По данным правозащитников, с начала президентской кампании 2020 года против участников протестов, политиков и активистов предвыборных штабов было возбуждено более 300 уголовных дел. Около 14 тысяч человек были задержаны в административном порядке. Сотни задержанных прошли через систематические пытки и унижения – в ООН передано более 450 таких свидетельств. Сотни человек стали беженцами: по состоянию на сентябрь, только в Польше и Литве находилось около 800 белорусов, которые были вынуждены бежать из страны из-за политического преследования. Не менее пяти человек погибли. Большинство лидеров оппозиции оказались либо за решеткой, либо в вынужденной эмиграции – на свободе в Беларуси остался лишь один из семи членов Координационного совета оппозиции.

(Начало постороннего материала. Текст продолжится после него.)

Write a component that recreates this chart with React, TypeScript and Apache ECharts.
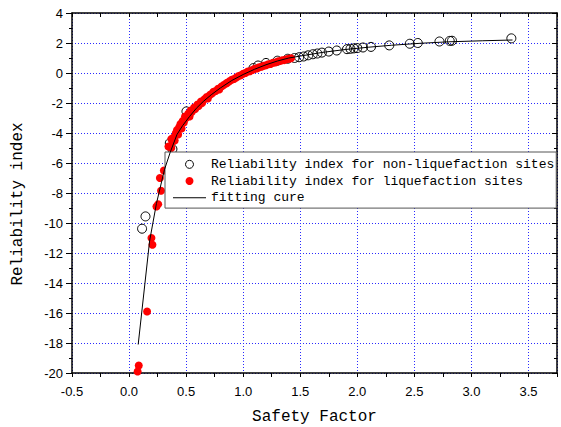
import React, { useEffect, useRef } from "react";
import * as echarts from "echarts";

// [Safety Factor, Reliability index]
const nonLiquefactionPoints: number[][] = [
  [0.114, -10.38], [0.144, -9.56], [0.357, -4.67], [0.38, -5.07], [0.503, -2.56],
  [1.09, 0.33], [1.13, 0.5], [1.2, 0.67], [1.3, 0.82], [1.39, 0.95],
  [1.45, 1.0], [1.49, 1.05], [1.53, 1.1], [1.57, 1.18], [1.61, 1.25], [1.65, 1.3],
  [1.69, 1.36], [1.75, 1.43], [1.82, 1.5], [1.91, 1.59], [1.94, 1.61], [1.97, 1.64],
  [2.0, 1.66], [2.05, 1.7], [2.12, 1.74], [2.28, 1.84], [2.46, 1.95], [2.53, 2.0],
  [2.72, 2.1], [2.81, 2.14], [2.83, 2.15], [3.35, 2.31],
];

const liquefactionPoints: number[][] = [
  [0.075, -19.9], [0.085, -19.5], [0.158, -15.9], [0.196, -11.0], [0.205, -11.45],
  [0.24, -8.9], [0.255, -8.75], [0.27, -7.0], [0.28, -7.85], [0.305, -6.5],
  [0.345, -4.9], [0.37, -4.4],
  [0.37, -5.0], [0.38, -4.6], [0.39, -4.3], [0.4, -4.5], [0.41, -4.0], [0.42, -3.8],
  [0.43, -4.1], [0.44, -3.6], [0.45, -3.4], [0.46, -3.7], [0.47, -3.2], [0.48, -3.3],
  [0.49, -2.9], [0.5, -3.0], [0.52, -2.7], [0.53, -2.9], [0.54, -2.5], [0.55, -2.6],
  [0.57, -2.3], [0.58, -2.4], [0.6, -2.1], [0.61, -2.2], [0.63, -1.9], [0.64, -2.0],
  [0.66, -1.75], [0.68, -1.6], [0.69, -1.7], [0.71, -1.45], [0.73, -1.35], [0.74, -1.25],
  [0.76, -1.2], [0.78, -1.05], [0.79, -1.1], [0.81, -0.9], [0.83, -0.8], [0.85, -0.7],
  [0.86, -0.65], [0.88, -0.55], [0.9, -0.45], [0.92, -0.4], [0.94, -0.3], [0.96, -0.2],
  [0.98, -0.15], [1.0, -0.05], [1.02, 0.0], [1.04, 0.1], [1.06, 0.12], [1.08, 0.2],
  [1.1, 0.28], [1.12, 0.3], [1.14, 0.38], [1.16, 0.42], [1.18, 0.48], [1.2, 0.52],
  [1.22, 0.58], [1.24, 0.6], [1.26, 0.68], [1.28, 0.7], [1.3, 0.76], [1.32, 0.8],
  [1.34, 0.84], [1.36, 0.86], [1.38, 0.92], [1.4, 0.95], [1.42, 0.98],
];

const fittingCurve: number[][] = [
  [0.08, -18.1], [0.18, -11.2], [0.24, -8.7], [0.31, -6.45], [0.36, -5.3],
  [0.385, -4.8], [0.42, -4.1], [0.47, -3.5], [0.53, -2.9], [0.59, -2.35],
  [0.65, -1.9], [0.72, -1.45], [0.8, -1.0], [0.9, -0.5], [1.0, -0.1],
  [1.1, 0.25], [1.2, 0.55], [1.3, 0.8], [1.4, 1.0], [1.5, 1.13], [1.7, 1.38],
  [1.9, 1.57], [2.1, 1.72], [2.3, 1.85], [2.55, 1.98], [2.8, 2.08], [3.1, 2.15],
  [3.36, 2.2],
];

const seriesNames = [
  "Reliability index for non-liquefaction sites",
  "Reliability index for liquefaction sites",
  "fitting cure",
];

const xMin = -0.5;
const xMax = 3.75;
const yMin = -20;
const yMax = 4;

export default function App() {
  const ref = useRef<HTMLDivElement>(null);
  useEffect(() => {
    document.body.style.margin = "0";
    const chart = echarts.init(ref.current!, null, { renderer: "svg" });
    const axisLine = { show: true, onZero: false, lineStyle: { color: "#000", width: 1.5 } };
    const labelFont = { fontFamily: "Liberation Sans", fontSize: 13, color: "#000" };
    const monoFamily = "'Liberation Mono', 'Courier New', monospace";
    const titleFont = { fontFamily: monoFamily, fontSize: 16, color: "#000" };
    const split = { show: true, lineStyle: { color: "#2a2aff", type: [1, 2], width: 1 } };
    chart.setOption({
      animation: false,
      backgroundColor: "#fff",
      grid: { left: 72, right: 4, top: 13, bottom: 54, containLabel: false, outerBoundsMode: "none" },
      xAxis: [
        {
          type: "value", min: xMin, max: xMax, interval: 0.5, position: "bottom",
          name: "Safety Factor", nameLocation: "middle", nameGap: 36, nameTextStyle: titleFont,
          axisLine, axisTick: { show: true, inside: false, length: 4, lineStyle: { color: "#000" } },
          minorTick: { show: true, splitNumber: 2, length: 4, lineStyle: { color: "#000" } },
          axisLabel: { ...labelFont, margin: 12, showMaxLabel: false, formatter: (v: number) => v.toFixed(1) },
          splitLine: split,
        },
        {
          type: "value", min: xMin, max: xMax, interval: 0.5, position: "top",
          axisLine, axisTick: { show: true, inside: true, length: 4, lineStyle: { color: "#000" } },
          minorTick: { show: true, splitNumber: 2, length: 4, lineStyle: { color: "#000" } },
          axisLabel: { show: false }, splitLine: { show: false },
        },
      ],
      yAxis: [
        {
          type: "value", min: yMin, max: yMax, interval: 2, position: "left",
          name: "Reliability index", nameLocation: "middle", nameGap: 46,
          nameTextStyle: { ...titleFont, padding: [0, 22, 0, 0] },
          axisLine, axisTick: { show: true, inside: false, length: 6, lineStyle: { color: "#000" } },
          minorTick: { show: true, splitNumber: 2, length: 3, lineStyle: { color: "#000" } },
          axisLabel: { ...labelFont, margin: 9 },
          splitLine: split,
        },
        {
          type: "value", min: yMin, max: yMax, interval: 2, position: "right",
          axisLine, axisTick: { show: true, inside: true, length: 5, lineStyle: { color: "#000" } },
          minorTick: { show: true, splitNumber: 2, length: 3, lineStyle: { color: "#000" } },
          axisLabel: { show: false }, splitLine: { show: false },
        },
      ],
      legend: {
        orient: "vertical", left: 165, top: 152, padding: [4, 2, 2, 8], itemGap: 0,
        itemWidth: 33, itemHeight: 8, backgroundColor: "#fff", borderColor: "#555",
        borderWidth: 1, borderRadius: 0, selectedMode: false,
        textStyle: { fontFamily: monoFamily, fontSize: 13, color: "#000", lineHeight: 16.7 },
        data: [
          { name: seriesNames[0], itemStyle: { borderWidth: 1 } },
          { name: seriesNames[1] },
          { name: seriesNames[2], icon: "path://M0,0h33v1h-33z", itemStyle: { color: "#000" } },
        ],
      },
      series: [
        {
          name: seriesNames[0], type: "scatter", data: nonLiquefactionPoints,
          symbol: "circle", symbolSize: 9, z: 2,
          itemStyle: { color: "rgba(255,255,255,0)", borderColor: "#000", borderWidth: 1, opacity: 1 },
        },
        {
          name: seriesNames[1], type: "scatter", data: liquefactionPoints,
          symbol: "circle", symbolSize: 8, z: 3,
          itemStyle: { color: "#ff0000", opacity: 1 },
        },
        {
          name: seriesNames[2], type: "line", data: fittingCurve, showSymbol: false,
          symbol: "none", z: 4, lineStyle: { color: "#000", width: 1 }, itemStyle: { color: "#000" },
        },
      ],
    });
    return () => chart.dispose();
  }, []);
  return <div ref={ref} style={{ width: 561, height: 427 }} />;
}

Силовики получили от Лукашенко карт-бланш на беспорядочный террор, прикрывает который вся судебно-правовая система государства. Власти не возбудили ни одного уголовного дела по факту пыток или гибели протестующих, по сути, признав, что расправа над инакомыслящими в Беларуси не является преступлением. Зато десятки людей подверглись уголовному преследованию лишь за выход на мирные акции протеста, эмоциональные комментарии в соцсетях или крамольные надписи в подъездах.
Несмотря на все эти потери, общество в течение последних двух месяцев так и не смогло расширить пространство протеста. Организовать общенациональную забастовку не удалось, разбить палаточный лагерь или захватить административные здания демонстранты даже не пытались. Чаще всего протесты в Беларуси не выходят за рамки массового хождения по улицам и локальных акций солидарности. Однако для примитивной персоналистской диктатуры Лукашенко даже такие безобидные действия митингующих оказались крайне серьезным вызовом.
Тоталитаризм с ограниченными ресурсами
Судя по всему, Лукашенко до сих пор так и не понял, какие тектонические сдвиги в общественном сознании произошли в последние четыре – пять месяцев. В Беларуси наблюдается тотальная политизация населения: молчаливое большинство внезапно ощутило себя гражданами, которые готовы рисковать собой, чтобы добиться свержения диктатуры. Объединение и солидаризация белорусов произошла на всех уровнях – вплоть до отдельных микрорайонов. Особенно показателен феномен так называемых протестных дворов, жители которых совместно протестуют, защищают друг друга от силовиков, устраивают у себя концерты, праздники и флешмобы под национальными символами. Фактически в 2020 году в Беларуси происходит становление политической нации.
Все, что смог предложить режим Лукашенко в ответ, – это террор. А раз сопротивление общества стало массовым, значит и репрессии должны были приобрести массовый характер. Однако, сделав ставку на тотальное подавление любых проявлений инакомыслия, диктатура внезапно обнаружила ограниченность своих ресурсов.
Во-первых, поскольку власти твёрдо решили преследовать людей чуть ли не за каждую бело-красно-белую ленточку во дворе, флаг на балконе или крамольный пост в соцсетях, то для этого понадобилось мобилизовать все имеющиеся силы. В результате государственный аппарат теперь вынужден работать на пределах своих возможностей.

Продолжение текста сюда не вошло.